For insight, I spoke to my colleague Mujib Mashal, the South Asia bureau chief.

How likely is a victory for Modi?

Modi and his coalition, led by the Bharatiya Janata Party, have a huge, solid majority. And despite an anti-incumbency ethos in Indian elections, Modi is different — his personal appeal is huge. He’s very popular. And he basically rules as one man, without having to go through regular parliamentary discussions and debates.

So the question around this election is: He’s most likely going to win, but will he win the same solid margin that he had, or will it be reduced or he can even be forced into a coalition government?

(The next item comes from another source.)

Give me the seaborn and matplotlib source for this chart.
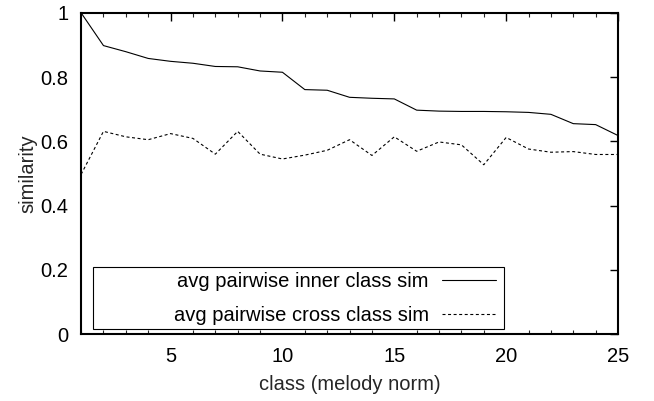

However, there can always be a surprise element in Indian elections. That’s particularly true because Modi has such tight control of the media and information that you may never get an exact sense of what could be percolating on the ground.

What is Modi’s pitch?

He argues that his 10 years in office have helped India’s stature on the global stage. He says that India is rising as an economic and diplomatic power, and that he’s helping to inject some ambition into the country.

And a lot of people say that Modi’s 10 years have brought some stability to the country. But there’s a contradiction in India’s rise. While it’s growing as an economic and diplomatic power, it’s a very unequal growth. The economy is not creating enough jobs for its huge youth population and hundreds of millions of people are still at the mercy of government rations.

A lot of his pitch remains along religious lines. He mixes economic and development appeal with a strong Hindu nationalist, Hindu-first appeal.

How so?

Modi wants India as a developed country. He also wants it to develop according to a Hindu nationalist, a Hindu majoritarian vision. The two things come together in him. At Modi’s campaign events, after talking about his development projects and what he’s given the poor, he makes sure to remind of his Hindu nationalist ideology front and center.

He brings it all together in this one simple narrative: He is helping India rise. For him, there’s no contradiction to talk about India’s rise, and, in the same breath, about restoring Hindu pride.

How are people feeling about this election?

The pride in voting is great — people celebrate the process, which the turnout makes clear. But, increasingly, there’s also this sense that voting itself is overemphasized, and that democracy is not just about voting. It’s also what happens when a kind of strongman like Modi uses his popularity to reshape that democracy between the votes.

So some wonder if voting is enough to sustain a democratic tradition when strongman leaders have other designs in mind.